By happenstance this month I watched a Flemish TV series about a family in World War I and read a book by a Flemish author who discovered his house was occupied by an SS officer in World War II. Both were set in Ghent, my mother’s home town, where I spent many happy childhood times and have visited often throughout my life. Both offered a fuller context to the stories passed down to me about my own family’s experiences in the World Wars.

I watched the ten episodes of In Vlaamse Velden on PBS Passport, in Flemish with English subtitles. It was lovely to hear Flemish, a language that surrounded me in my childhood. I felt good when I was able to pick up familiar words and expressions, even some entire sentences, but I did need the subtitles. The series tells the story of Dr. Boesman, a gynecologist, his wife Virginie, sons Vincent and Guillaume, and daughter Marie. Each experiences the war in a different way, illustrating the complex and divided loyalties of the Flemish people during German occupation.

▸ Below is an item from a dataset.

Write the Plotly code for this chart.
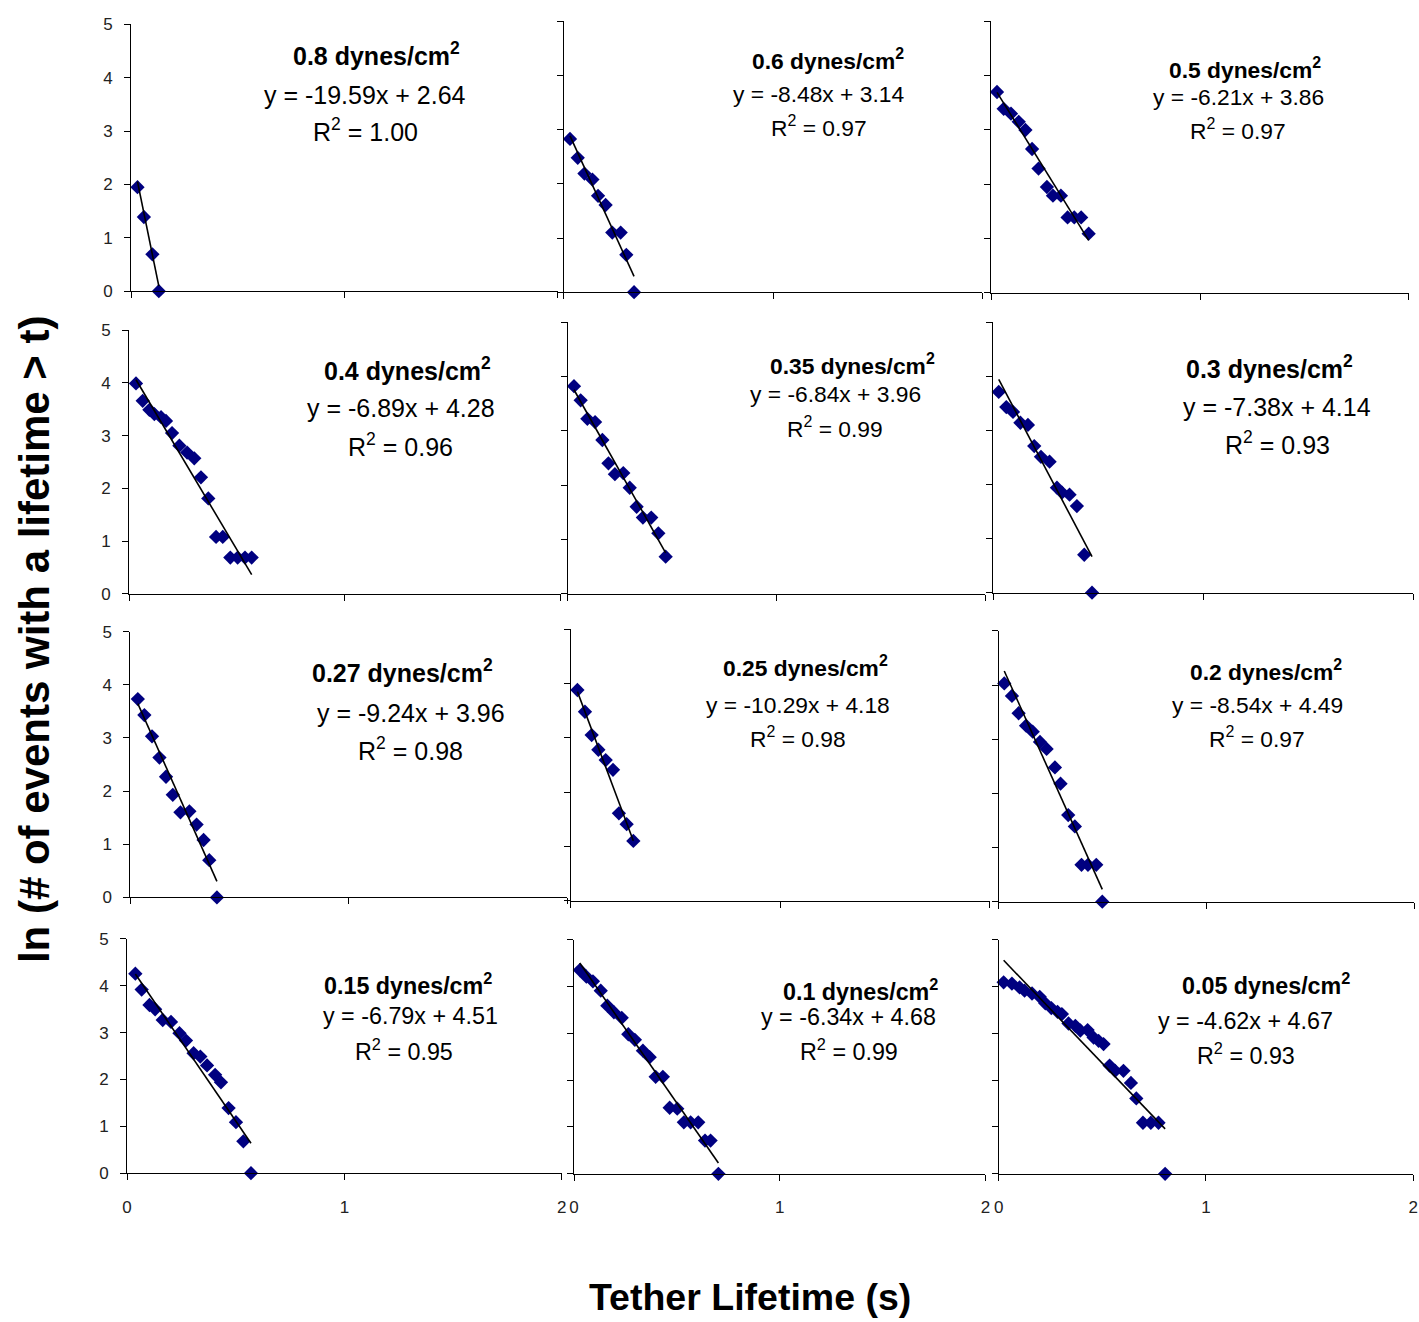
import plotly.graph_objects as go

W, H = 1419, 1322
FONT = "Liberation Sans, Arial, sans-serif"
# empirical correction of the page-to-picture mapping (measured on an earlier render)
A_X, C_X = 0.9938, 3.8
A_Y, C_Y = 0.9864, 7.6


def px_x(p):
    return ((p - C_X) / A_X) / W


def px_y(p):
    return 1 - ((p - C_Y) / A_Y) / H


# ---------------- data ----------------
shear_labels = ["0.8", "0.6", "0.5", "0.4", "0.35", "0.3",
                "0.27", "0.25", "0.2", "0.15", "0.1", "0.05"]

x_08 = [0.03, 0.06, 0.10, 0.13]
y_08 = [1.95, 1.39, 0.69, 0.0]

x_06 = [0.03, 0.067, 0.099, 0.137, 0.164, 0.20, 0.232, 0.272, 0.299, 0.336]
y_06 = [2.83, 2.48, 2.19, 2.08, 1.78, 1.61, 1.10, 1.10, 0.69, 0.0]

x_05 = [0.027, 0.059, 0.094, 0.131, 0.163, 0.195, 0.226, 0.266, 0.295, 0.333, 0.365, 0.397, 0.43, 0.466]
y_05 = [3.70, 3.39, 3.30, 3.15, 3.00, 2.65, 2.29, 1.95, 1.79, 1.79, 1.39, 1.39, 1.39, 1.09]

x_04 = [0.032, 0.063, 0.094, 0.117, 0.148, 0.171, 0.199, 0.233, 0.269, 0.302, 0.333, 0.367, 0.403, 0.434, 0.469, 0.503, 0.537, 0.568]
y_04 = [3.99, 3.66, 3.49, 3.41, 3.35, 3.28, 3.05, 2.81, 2.68, 2.57, 2.21, 1.81, 1.08, 1.08, 0.69, 0.69, 0.69, 0.69]

x_035 = [0.030, 0.062, 0.094, 0.131, 0.166, 0.195, 0.226, 0.266, 0.297, 0.330, 0.360, 0.400, 0.434, 0.469]
y_035 = [3.82, 3.56, 3.22, 3.16, 2.83, 2.40, 2.20, 2.22, 1.95, 1.60, 1.40, 1.40, 1.11, 0.68]

x_03 = [0.027, 0.063, 0.095, 0.130, 0.166, 0.196, 0.228, 0.269, 0.304, 0.328, 0.364, 0.399, 0.434, 0.471]
y_03 = [3.71, 3.43, 3.34, 3.14, 3.10, 2.71, 2.51, 2.42, 1.94, 1.85, 1.81, 1.60, 0.70, 0.0]

x_027 = [0.034, 0.064, 0.099, 0.133, 0.163, 0.194, 0.229, 0.270, 0.303, 0.335, 0.361, 0.396]
y_027 = [3.73, 3.43, 3.03, 2.63, 2.27, 1.93, 1.60, 1.62, 1.37, 1.08, 0.70, 0.0]

x_025 = [0.032, 0.068, 0.100, 0.132, 0.167, 0.202, 0.230, 0.267, 0.299]
y_025 = [3.88, 3.48, 3.05, 2.78, 2.59, 2.41, 1.61, 1.41, 1.10]

x_02 = [0.027, 0.064, 0.096, 0.132, 0.164, 0.199, 0.231, 0.271, 0.298, 0.335, 0.367, 0.399, 0.430, 0.470, 0.499]
y_02 = [4.03, 3.80, 3.48, 3.25, 3.14, 2.95, 2.82, 2.48, 2.18, 1.60, 1.39, 0.68, 0.68, 0.68, 0.0]

x_015 = [0.038, 0.067, 0.103, 0.129, 0.164, 0.202, 0.241, 0.271, 0.306, 0.337, 0.368, 0.405, 0.432, 0.467, 0.501, 0.535, 0.570]
y_015 = [4.26, 3.92, 3.59, 3.50, 3.27, 3.23, 2.99, 2.83, 2.56, 2.49, 2.30, 2.10, 1.94, 1.39, 1.09, 0.68, 0.0]

x_01 = [0.028, 0.060, 0.092, 0.130, 0.162, 0.194, 0.232, 0.264, 0.296, 0.335, 0.368, 0.397, 0.432, 0.465, 0.502, 0.534, 0.567, 0.604, 0.637, 0.664, 0.702]
y_01 = [4.35, 4.21, 4.11, 3.91, 3.59, 3.45, 3.33, 2.98, 2.86, 2.63, 2.49, 2.07, 2.07, 1.41, 1.39, 1.10, 1.10, 1.10, 0.71, 0.71, 0.0]

x_005 = [0.024, 0.064, 0.101, 0.125, 0.161, 0.198, 0.225, 0.254, 0.284, 0.305, 0.337, 0.370, 0.394, 0.429, 0.458, 0.482, 0.506, 0.535, 0.562, 0.602, 0.638, 0.664, 0.696, 0.734, 0.771, 0.803]
y_005 = [4.09, 4.06, 3.98, 3.91, 3.85, 3.78, 3.64, 3.54, 3.46, 3.41, 3.21, 3.16, 3.06, 3.07, 2.91, 2.84, 2.77, 2.31, 2.20, 2.20, 1.94, 1.61, 1.09, 1.09, 1.09, 0.0]

slopes = [-19.59, -8.48, -6.21, -6.89, -6.84, -7.38, -9.24, -10.29, -8.54, -6.79, -6.34, -4.62]
intercepts = [2.64, 3.14, 3.86, 4.28, 3.96, 4.14, 3.96, 4.18, 4.49, 4.51, 4.68, 4.67]
r_squared = ["1.00", "0.97", "0.97", "0.96", "0.99", "0.93", "0.98", "0.98", "0.97", "0.95", "0.99", "0.93"]

x_ticks = [0, 1, 2]
y_ticks = [0, 1, 2, 3, 4, 5]

series = [(x_08, y_08), (x_06, y_06), (x_05, y_05), (x_04, y_04), (x_035, y_035), (x_03, y_03),
          (x_027, y_027), (x_025, y_025), (x_02, y_02), (x_015, y_015), (x_01, y_01), (x_005, y_005)]

# ---------------- layout geometry (target picture pixels) ----------------
# (x at 0, x at 2, y at 0, y at 5)
frames = [
    (130, 557, 290, 23), (563, 982, 291, 20), (991, 1409, 291.7, 20),
    (128, 560, 593, 329), (567, 985, 592.7, 321), (992.7, 1413.3, 591.7, 321),
    (129.3, 566.7, 896.7, 630.7), (570, 989.3, 900, 628.3), (998.3, 1416.7, 901, 630),
    (126, 561, 1172.7, 938.3), (573.3, 985, 1173.3, 939), (998.3, 1413.3, 1173.3, 939),
]
BIG, SMALL, LOW = 25, 22.8, 23.3
# annotation centres: title (x,y), equation (x,y), R2 (x,y), font size
ann_pos = [
    ((376, 53), (364, 94), (365, 129), BIG),
    ((828, 58), (818, 93), (818, 125), SMALL),
    ((1245, 67), (1238, 96), (1238, 128), SMALL),
    ((407, 368), (400, 407), (400, 444), BIG),
    ((852, 363), (835, 393), (835, 426), SMALL),
    ((1269, 366), (1277, 406), (1277, 442), BIG),
    ((402, 670), (410, 712), (410, 748), BIG),
    ((805, 666), (797, 704), (797, 737), SMALL),
    ((1266, 670), (1257, 704), (1257, 737), SMALL),
    ((407, 983), (410, 1015), (403, 1049), LOW),
    ((860, 989), (848, 1016), (849, 1049), LOW),
    ((1266, 983), (1245, 1020), (1246, 1053), LOW),
]

fig = go.Figure()
layout = {}
annotations = []

for i, ((xs, ys), (l, r, b, t)) in enumerate(zip(series, frames)):
    n = i + 1
    suffix = "" if n == 1 else str(n)
    xa, ya = "x" + suffix, "y" + suffix
    row, col = divmod(i, 3)

    fig.add_trace(go.Scatter(
        x=xs, y=ys, mode="markers", xaxis=xa, yaxis=ya, cliponaxis=False,
        marker=dict(symbol="diamond", size=11, color="#000080", line=dict(width=0)),
        showlegend=False, hoverinfo="x+y"))
    x_lo, x_hi = min(xs), max(xs)
    fig.add_trace(go.Scatter(
        x=[x_lo, x_hi], y=[slopes[i] * x_lo + intercepts[i], slopes[i] * x_hi + intercepts[i]],
        mode="lines", xaxis=xa, yaxis=ya, cliponaxis=False,
        line=dict(color="black", width=1.6), showlegend=False, hoverinfo="skip"))

    axis_common = dict(ticks="outside", ticklen=6, tickcolor="black", tickwidth=1,
                       showline=True, linecolor="black", linewidth=1,
                       showgrid=False, zeroline=False, fixedrange=True,
                       tickfont=dict(family=FONT, size=17, color="#222222"))
    layout["xaxis" + suffix] = dict(
        axis_common, domain=[px_x(l), min(px_x(r), 1.0)], range=[0, 2], anchor=ya,
        tickvals=x_ticks, showticklabels=(row == 3), ticklabelstandoff=12)
    layout["yaxis" + suffix] = dict(
        axis_common, domain=[px_y(b), min(px_y(t), 1.0)], range=[0, 5], anchor=xa,
        tickvals=y_ticks, showticklabels=(col == 0), ticklabelstandoff=8)

    (tx, ty), (ex, ey), (rx, ry), fs = ann_pos[i]
    sign = "+" if intercepts[i] >= 0 else "-"
    texts = [
        (tx, ty, "<b>%s dynes/cm<sup>2</sup></b>" % shear_labels[i]),
        (ex, ey, "y = %.2fx %s %.2f" % (slopes[i], sign, abs(intercepts[i]))),
        (rx, ry, "R<sup>2</sup> = %s" % r_squared[i]),
    ]
    for (px, py, txt) in texts:
        annotations.append(dict(
            x=px_x(px), y=px_y(py), xref="paper", yref="paper", text=txt,
            showarrow=False, xanchor="center", yanchor="middle",
            font=dict(family=FONT, size=fs, color="black")))

annotations.append(dict(
    x=px_x(34), y=px_y(638), xref="paper", yref="paper",
    text="<b>ln (# of events with a lifetime > t)</b>", textangle=-90,
    showarrow=False, xanchor="center", yanchor="middle",
    font=dict(family=FONT, size=42, color="black")))
annotations.append(dict(
    x=px_x(749), y=px_y(1297), xref="paper", yref="paper",
    text="<b>Tether Lifetime (s)</b>",
    showarrow=False, xanchor="center", yanchor="middle",
    font=dict(family=FONT, size=37.5, color="black")))

fig.update_layout(
    width=W, height=H, margin=dict(l=0, r=0, t=0, b=0),
    paper_bgcolor="white", plot_bgcolor="white",
    annotations=annotations, showlegend=False,
    **layout)

fig.write_html("out.html", config={"displayModeBar": False},
               post_script="document.body.style.margin='0';")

Dr. Boesman believes the Germans will win and that he may at last gain a professorship at the University of Ghent, till now denied to Flemish speakers. The class divide between Flemish and French speaking Belgians is exploited by the Germans who claim a cultural kinship with the Flemish Independence movement. The language divide also compromises the effectiveness of the Belgian Army. The officer class are French-speaking while most of the enlisted men are Flemish and cannot understand their orders. Vincent Boesman plays a crucial role in his unit, translating for the officers and winning promotion. A scene where Vincent’s unit travels towards the front on bicycles underscores the inadequacy of the Belgian forces. Meanwhile free-spirited younger brother Guillaume deserts the army, but is captured by the French and pressed into service. His war experiences will profoundly change him.